» THE PROBLEM
Beginning with the first line, set down every line through the one containing "fit_nb5 = [-1.452, -0.872]", exactly as it appears, but not the pictures.

────────────────

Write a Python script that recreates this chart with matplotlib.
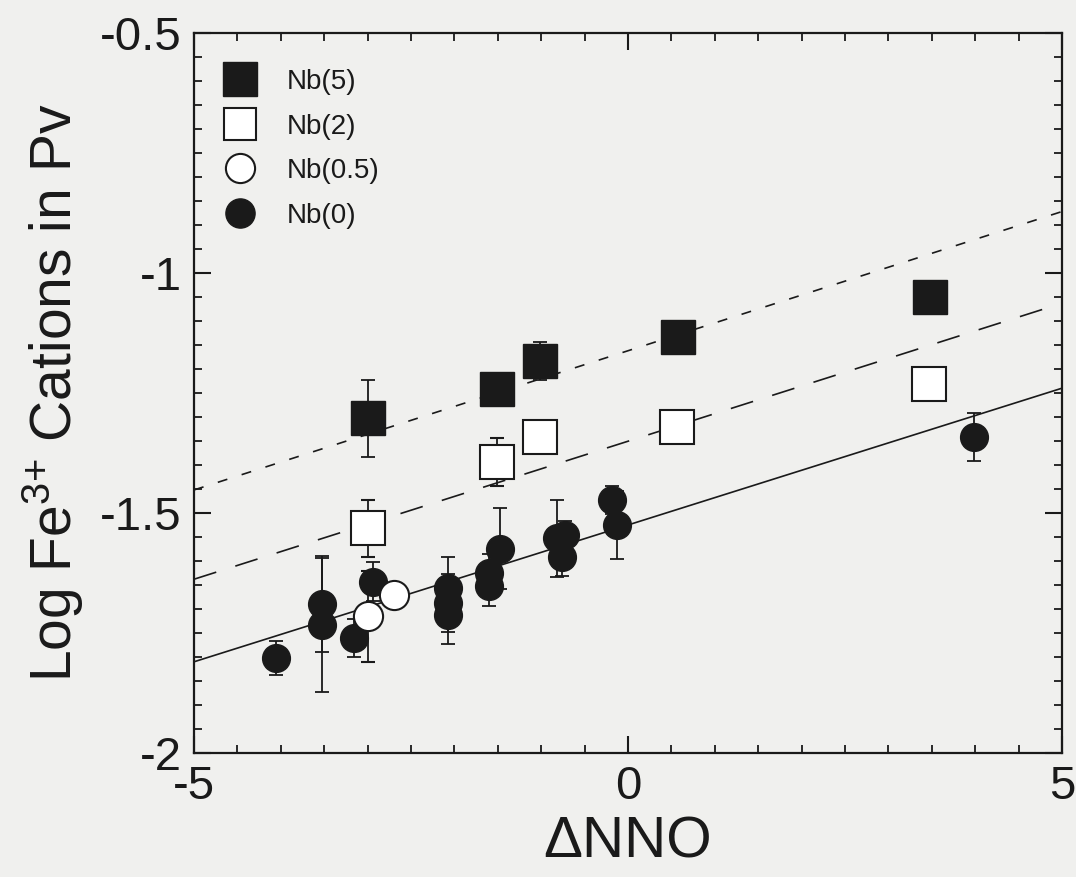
import matplotlib
matplotlib.use("Agg")
import matplotlib.pyplot as plt
from matplotlib.ticker import MultipleLocator, FixedLocator, FixedFormatter
from matplotlib.lines import Line2D

plt.rcParams['font.family'] = ['Liberation Sans', 'DejaVu Sans']
plt.rcParams['axes.unicode_minus'] = False
plt.rcParams['mathtext.default'] = 'regular'

# ---- data ----
nb5_x = [-3.0, -1.51, -1.01, 0.58, 3.48]
nb5_y = [-1.303, -1.242, -1.183, -1.133, -1.051]
nb5_err = [0.08, 0.02, 0.04, 0.02, 0.02]

nb2_x = [-3.0, -1.51, -1.01, 0.57, 3.47]
nb2_y = [-1.532, -1.393, -1.341, -1.320, -1.232]
nb2_err = [0.06, 0.05, 0.02, 0.02, 0.02]

nb05_x = [-3.0, -2.70]
nb05_y = [-1.715, -1.671]
nb05_err = [0.095, 0.02]

nb0_x = [-4.06, -3.52, -3.52, -3.16, -2.94, -2.07, -2.07, -2.07, -1.60, -1.60,
         -1.475, -0.82, -0.725, -0.765, -0.19, -0.13, 3.99]
nb0_y = [-1.802, -1.69, -1.733, -1.761, -1.643, -1.657, -1.688, -1.712, -1.626,
         -1.653, -1.574, -1.553, -1.546, -1.591, -1.473, -1.525, -1.342]
nb0_err = [0.035, 0.10, 0.14, 0.04, 0.04, 0.065, 0.06, 0.06, 0.04, 0.04,
           0.085, 0.08, 0.03, 0.04, 0.03, 0.07, 0.05]

fit_x = [-5, 5]
fit_nb0 = [-1.81, -1.24]
fit_nb2 = [-1.638, -1.063]
fit_nb5 = [-1.452, -0.872]

labels = ["Nb(5)", "Nb(2)", "Nb(0.5)", "Nb(0)"]
xticks = [-5, 0, 5]
xticklabels = ["-5", "0", "5"]
yticks = [-2, -1.5, -1, -0.5]
yticklabels = ["-2", "-1.5", "-1", "-0.5"]

bg = '#f0f0ee'
ink = '#1a1a1a'

fig = plt.figure(figsize=(10.76, 8.77), dpi=100, facecolor=bg)
ax = fig.add_axes([0.1803, 0.1414, 0.8067, 0.821])
ax.set_facecolor(bg)

# fit lines
ax.plot(fit_x, fit_nb0, color=ink, lw=1.2, zorder=1)
ax.plot(fit_x, fit_nb2, color=ink, lw=1.2, dashes=(14, 12), zorder=1)
ax.plot(fit_x, fit_nb5, color=ink, lw=1.2, dashes=(6, 9), zorder=1)

ekw = dict(ecolor=ink, elinewidth=1.3, capsize=5, capthick=1.3, ls='none', zorder=2)
ax.errorbar(nb0_x, nb0_y, yerr=nb0_err, marker='o', ms=20, mfc=ink, mec=ink, **ekw)
ax.errorbar(nb05_x, nb05_y, yerr=nb05_err, marker='o', ms=21, mfc='white', mec=ink, mew=1.5, **ekw)
ax.errorbar(nb2_x, nb2_y, yerr=nb2_err, marker='s', ms=24, mfc='white', mec=ink, mew=1.5, **ekw)
ax.errorbar(nb5_x, nb5_y, yerr=nb5_err, marker='s', ms=25, mfc=ink, mec=ink, **ekw)

ax.set_xlim(-5, 5)
ax.set_ylim(-2, -0.5)

ax.xaxis.set_major_locator(FixedLocator(xticks))
ax.xaxis.set_major_formatter(FixedFormatter(xticklabels))
ax.xaxis.set_minor_locator(MultipleLocator(0.5))
ax.yaxis.set_major_locator(FixedLocator(yticks))
ax.yaxis.set_major_formatter(FixedFormatter(yticklabels))
ax.yaxis.set_minor_locator(MultipleLocator(0.05))

ax.tick_params(which='both', direction='in', top=True, right=True, color=ink)
ax.tick_params(which='major', length=12, width=1.5, labelsize=34, pad=9, labelcolor=ink)
ax.tick_params(which='minor', length=6, width=1.3)
for s in ax.spines.values():
    s.set_linewidth(1.6)
    s.set_color(ink)

ax.set_xlabel("ΔNNO", fontsize=42, color=ink, labelpad=4)
ax.set_ylabel("Log Fe$^{3{+}}$ Cations in Pv", fontsize=41, color=ink, labelpad=10)

handles = [
    Line2D([], [], ls='none', marker='s', ms=25, mfc=ink, mec=ink),
    Line2D([], [], ls='none', marker='s', ms=23, mfc='white', mec=ink, mew=1.5),
    Line2D([], [], ls='none', marker='o', ms=21, mfc='white', mec=ink, mew=1.5),
    Line2D([], [], ls='none', marker='o', ms=21, mfc=ink, mec=ink),
]
leg = ax.legend(handles, labels, loc='upper left', bbox_to_anchor=(0.029, 0.95),
                frameon=False, fontsize=20, labelspacing=0.67, handletextpad=0.95,
                handlelength=1.5, borderaxespad=0.0, borderpad=0.0)
for t in leg.get_texts():
    t.set_color(ink)

fig.savefig("out.png", dpi=100, facecolor=bg)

────────────────

» THE SOLUTION
Write a Python script that recreates this chart with matplotlib.
import matplotlib
matplotlib.use("Agg")
import matplotlib.pyplot as plt
from matplotlib.ticker import MultipleLocator, FixedLocator, FixedFormatter
from matplotlib.lines import Line2D

plt.rcParams['font.family'] = ['Liberation Sans', 'DejaVu Sans']
plt.rcParams['axes.unicode_minus'] = False
plt.rcParams['mathtext.default'] = 'regular'

# ---- data ----
nb5_x = [-3.0, -1.51, -1.01, 0.58, 3.48]
nb5_y = [-1.303, -1.242, -1.183, -1.133, -1.051]
nb5_err = [0.08, 0.02, 0.04, 0.02, 0.02]

nb2_x = [-3.0, -1.51, -1.01, 0.57, 3.47]
nb2_y = [-1.532, -1.393, -1.341, -1.320, -1.232]
nb2_err = [0.06, 0.05, 0.02, 0.02, 0.02]

nb05_x = [-3.0, -2.70]
nb05_y = [-1.715, -1.671]
nb05_err = [0.095, 0.02]

nb0_x = [-4.06, -3.52, -3.52, -3.16, -2.94, -2.07, -2.07, -2.07, -1.60, -1.60,
         -1.475, -0.82, -0.725, -0.765, -0.19, -0.13, 3.99]
nb0_y = [-1.802, -1.69, -1.733, -1.761, -1.643, -1.657, -1.688, -1.712, -1.626,
         -1.653, -1.574, -1.553, -1.546, -1.591, -1.473, -1.525, -1.342]
nb0_err = [0.035, 0.10, 0.14, 0.04, 0.04, 0.065, 0.06, 0.06, 0.04, 0.04,
           0.085, 0.08, 0.03, 0.04, 0.03, 0.07, 0.05]

fit_x = [-5, 5]
fit_nb0 = [-1.81, -1.24]
fit_nb2 = [-1.638, -1.063]
fit_nb5 = [-1.452, -0.872]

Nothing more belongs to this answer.